As agreed on the previous night, at 8.30 in the morning, all six of us had breakfast together. David and Oihana drove to where we spent the night (near Alex and Simona’s apartment) and parked right next to our van. We opened the doors on both cars and created a proper breakfast area. Jay scrambled about 20 eggs.
After hugging everyone goodbye and promising to meet David and Oihana again somewhere on the road, we moved on. We decided not to spend a night in Bucharest because we were feeling tired of travelling again. Instead, we wanted to find a nice place on the coast and spend a couple of nights there, just relaxing. Our GPS said it will take us about 5 hours to Constanta so we decided that was where we were going to spend the night.
On our way there, we stopped at the Bran castle. I guess you can’t really drive through Transylvania without visiting at least one of Dracula’s castles. It turned out that lots of people thought the same thing, so it was jam-packed full of tourists. If you ever find yourself wanting for tacky vampire memorablia, this is the place to go. It was very beautiful, but had absolutely nothing to do with Vlad Dracul, of course.
We quickly left the castle and drove on, across the mountains, out of Transylvania and to the east. The A1 motorway took us to Bucharest and we ended up actually driving through the city so I got to see the enormous parliament building.
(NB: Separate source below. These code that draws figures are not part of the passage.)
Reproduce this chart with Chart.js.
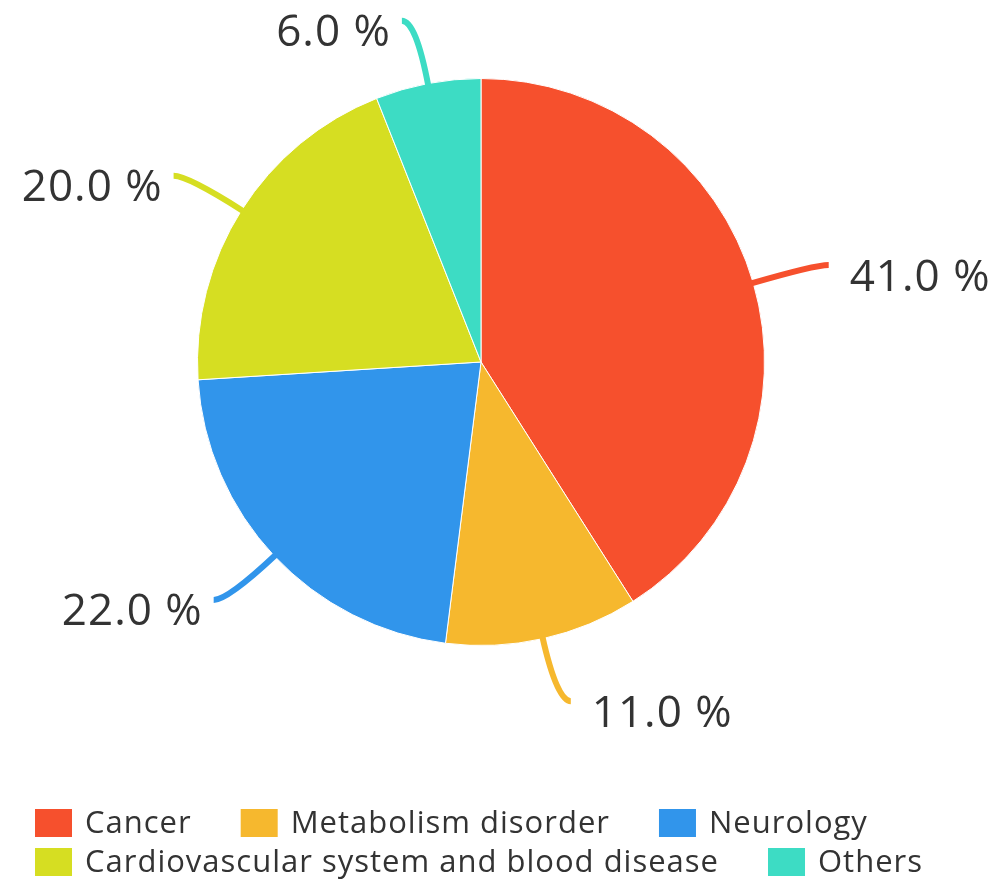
<!DOCTYPE html>
<html>
<head>
<meta charset="utf-8">
<script src="https://cdn.jsdelivr.net/npm/chart.js@4.4.1/dist/chart.umd.min.js"></script>
<style>
  html, body { margin: 0; padding: 0; background: #ffffff; }
  #wrap { width: 997px; height: 881px; }
</style>
</head>
<body>
<div id="wrap"><canvas id="c" width="997" height="881"></canvas></div>
<script>
const categories = ["Cancer", "Metabolism disorder", "Neurology", "Cardiovascular system and blood disease", "Others"];
const shares = [41.0, 11.0, 22.0, 20.0, 6.0];
const sliceColors = ["#F6502D", "#F6B82E", "#3195EB", "#D6DE22", "#3DDCC4"];

const TEXT_COLOR = "#333333";
const FONT_FAMILY = "'Open Sans', 'Noto Sans', sans-serif";

const leaderPlugin = {
  id: 'leaderLabels',
  afterDatasetsDraw(chart) {
    const ctx = chart.ctx;
    const meta = chart.getDatasetMeta(0);
    meta.data.forEach((arc, i) => {
      const p = arc.getProps(['x', 'y', 'startAngle', 'endAngle', 'outerRadius'], true);
      const mid = (p.startAngle + p.endAngle) / 2;
      const cx = Math.cos(mid), cy = Math.sin(mid);
      const R = p.outerRadius;
      const L = 64;
      const side = cx >= 0 ? 1 : -1;
      const x0 = p.x + cx * (R - 2), y0 = p.y + cy * (R - 2);
      const x1 = p.x + cx * (R + L), y1 = p.y + cy * (R + L);
      const x2 = x1 + side * 14, y2 = y1;
      ctx.save();
      ctx.strokeStyle = sliceColors[i];
      ctx.lineWidth = 6;
      ctx.lineCap = 'butt';
      ctx.beginPath();
      ctx.moveTo(x0, y0);
      ctx.quadraticCurveTo(x1, y1, x2, y2);
      ctx.stroke();
      ctx.fillStyle = TEXT_COLOR;
      ctx.font = "44px " + FONT_FAMILY;
      ctx.letterSpacing = "1px";
      ctx.textBaseline = 'middle';
      const txt = shares[i].toFixed(1) + " %";
      if (side > 0) {
        ctx.textAlign = 'left';
        ctx.fillText(txt, x2 + 21, y2 + 13);
      } else {
        ctx.textAlign = 'left';
        const w = ctx.measureText(txt).width - 1;
        ctx.fillText(txt, x2 - 12 - w, y2 + 13);
      }
      ctx.restore();
    });
  },
  afterDraw(chart) {
    const ctx = chart.ctx;
    ctx.save();
    ctx.font = "31px " + FONT_FAMILY;
    ctx.letterSpacing = "1px";
    ctx.textBaseline = 'middle';
    ctx.textAlign = 'left';
    const startX = 35, rowY = [823, 862], boxW = 37, boxH = 28, textGap = 13, itemGap = 49;
    let x = startX, row = 0;
    categories.forEach((name, i) => {
      const tw = ctx.measureText(name).width;
      const w = boxW + textGap + tw;
      if (x > startX && x + w > chart.width - 20) { row++; x = startX; }
      const y = rowY[Math.min(row, rowY.length - 1)];
      ctx.fillStyle = sliceColors[i];
      ctx.fillRect(x, y - boxH / 2, boxW, boxH);
      ctx.fillStyle = TEXT_COLOR;
      ctx.fillText(name, x + boxW + textGap, y + 1);
      x += w + itemGap;
    });
    ctx.restore();
  }
};

new Chart(document.getElementById('c'), {
  type: 'pie',
  data: {
    labels: categories,
    datasets: [{
      data: shares,
      backgroundColor: sliceColors,
      borderColor: '#ffffff',
      borderWidth: 1
    }]
  },
  options: {
    responsive: false,
    animation: false,
    layout: { padding: { left: 197, right: 232, top: 78, bottom: 235 } },
    plugins: {
      legend: { display: false },
      tooltip: { enabled: false }
    }
  },
  plugins: [leaderPlugin]
});
</script>
</body>
</html>
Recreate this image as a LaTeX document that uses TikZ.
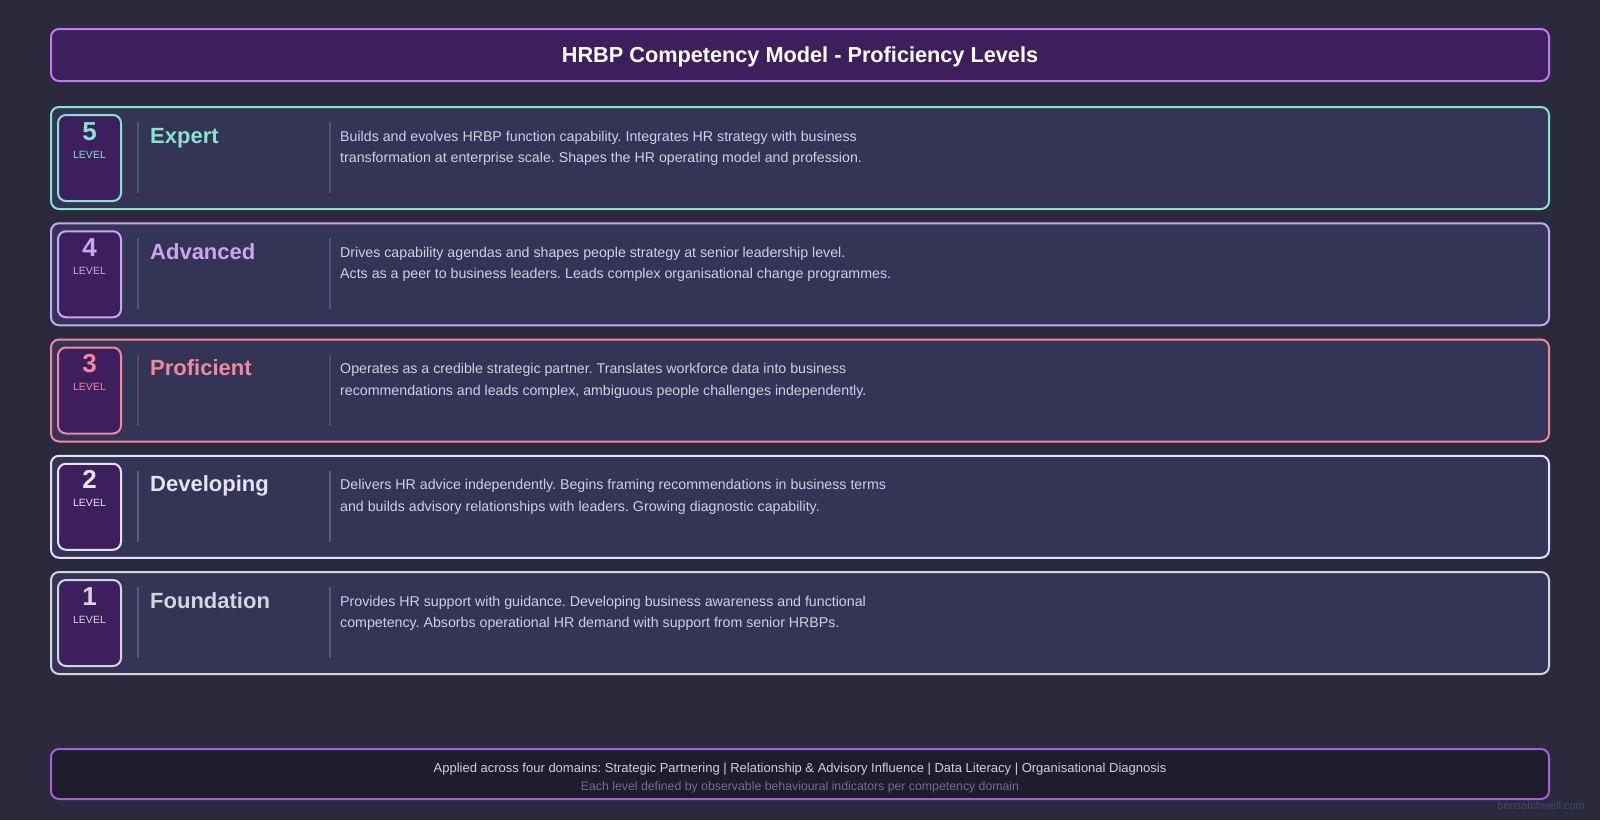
\documentclass[tikz,border=0pt]{standalone}
\usepackage{fontspec}
\setmainfont{Liberation Sans}
\usetikzlibrary{positioning,calc}
\frenchspacing
\definecolor{pagebg}{HTML}{2A2A3C}
\definecolor{headfill}{HTML}{3D1F5E}
\definecolor{headline}{HTML}{C477F5}
\definecolor{rowfill}{HTML}{343457}
\definecolor{footfill}{HTML}{1D1D2E}
\definecolor{footline}{HTML}{A55FDB}
\definecolor{desctext}{HTML}{CFCFE0}
\definecolor{subtext}{HTML}{6E6E90}
\definecolor{wmark}{HTML}{44466A}
\definecolor{lvfive}{HTML}{86E3CE}
\definecolor{lvfour}{HTML}{CBA6F0}
\definecolor{lvthree}{HTML}{F2879E}
\definecolor{lvtwo}{HTML}{E6E1F7}
\definecolor{lvone}{HTML}{D4D4DC}
\tikzset{
  panel/.style={draw, line width=2pt, rounded corners=8pt, minimum width=1498pt, inner sep=0pt},
  rowbox/.style={panel, fill=rowfill, minimum height=102pt},
  badge/.style={draw, line width=2pt, rounded corners=8pt, fill=headfill, minimum width=63pt, minimum height=86pt, inner sep=0pt},
  numtxt/.style={anchor=base, inner sep=0pt, font=\fontsize{26}{30}\selectfont\bfseries},
  lvltxt/.style={anchor=base, inner sep=0pt, font=\fontsize{10.5}{12}\selectfont},
  nametxt/.style={anchor=base west, inner sep=0pt, font=\fontsize{22}{26}\selectfont\bfseries},
  desc/.style={anchor=base west, inner sep=0pt, align=left, text=desctext, font=\fontsize{14.2}{21.5}\selectfont},
  divider/.style={line width=2pt}}

\begin{document}
\begin{tikzpicture}[x=1pt, y=-1pt]
  \useasboundingbox[fill=pagebg] (0,0) rectangle (1600,820);
  \node[panel, fill=headfill, draw=headline, minimum height=52pt] (head) at (800,55) {};
  \node[anchor=base, inner sep=0pt, font=\fontsize{21.7}{25}\selectfont\bfseries, text=white] (title) at (800,62.5) {HRBP Competency Model - Proficiency Levels};
  \foreach \n/\acc/\name/\txt [count=\k from 0] in {
      5/lvfive/Expert/{Builds and evolves HRBP function capability. Integrates HR strategy with business\\transformation at enterprise scale. Shapes the HR operating model and profession.},
      4/lvfour/Advanced/{Drives capability agendas and shapes people strategy at senior leadership level.\\Acts as a peer to business leaders. Leads complex organisational change programmes.},
      3/lvthree/Proficient/{Operates as a credible strategic partner. Translates workforce data into business\\recommendations and leads complex, ambiguous people challenges independently.},
      2/lvtwo/Developing/{Delivers HR advice independently. Begins framing recommendations in business terms\\and builds advisory relationships with leaders. Growing diagnostic capability.},
      1/lvone/Foundation/{Provides HR support with guidance. Developing business awareness and functional\\competency. Absorbs operational HR demand with support from senior HRBPs.}} {
    \node[rowbox, draw=\acc] (row\n) at (800, {158+\k*116.25}) {};
    \node[badge, draw=\acc, right=7pt of row\n.west] (badge\n) {};
    \node[numtxt, text=\acc] (num\n) at ($(badge\n.center)+(0,-18)$) {\n};
    \node[lvltxt, text=\acc] (lvl\n) at (badge\n.center) {LEVEL};
    \draw[divider, draw=\acc!22!rowfill] ($(row\n.center)+(-662,-36)$) -- ($(row\n.center)+(-662,35)$);
    \draw[divider, draw=\acc!22!rowfill] ($(row\n.center)+(-470,-36)$) -- ($(row\n.center)+(-470,35)$);
    \node[nametxt, text=\acc] (name\n) at ($(row\n.center)+(-650,-15)$) {\name};
    % base anchor sits on the second line
    \node[desc] (desc\n) at ($(row\n.center)+(-460,4.5)$) {\txt};
  }
  \node[panel, fill=footfill, draw=footline, minimum height=50pt] (foot) at (800,774) {};
  \node[anchor=base, inner sep=0pt, text=desctext, font=\fontsize{13}{15}\selectfont] (domains) at (800,772) {Applied across four domains: Strategic Partnering | Relationship \& Advisory Influence | Data Literacy | Organisational Diagnosis};
  \node[anchor=base, inner sep=0pt, text=subtext, font=\fontsize{12.3}{14}\selectfont] (indic) at (800,790) {Each level defined by observable behavioural indicators per competency domain};
  \node[anchor=base east, inner sep=0pt, text=wmark, font=\fontsize{11}{13}\selectfont] (site) at (1585,809) {bensatchwell.com};
\end{tikzpicture}
\end{document}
Then our GPS took us out of the town on some weird, unfinished roads, but it seemed to be route of escape. The motorway A2 took us across the Danube and 70 kilometres short of Constanta. It was almost dark by then and everything looked amazingly weird – huge amounts of water, marshland, big iron bridges for cars and trains and a proper gypsy town in the marshland. The A2 was perfectly straight with just fields on both sides of it.
Jay drove the last 70 kilometres in the dark. By the time we arrived in Constanta, it was almost 11 p.m. We parked in a residential area and I had problems sleeping again. It was really hot and the seagulls kept me up through the night.
For the record, I learnt that seagulls can sound like: babies, cats, dogs and pretty much anything they want.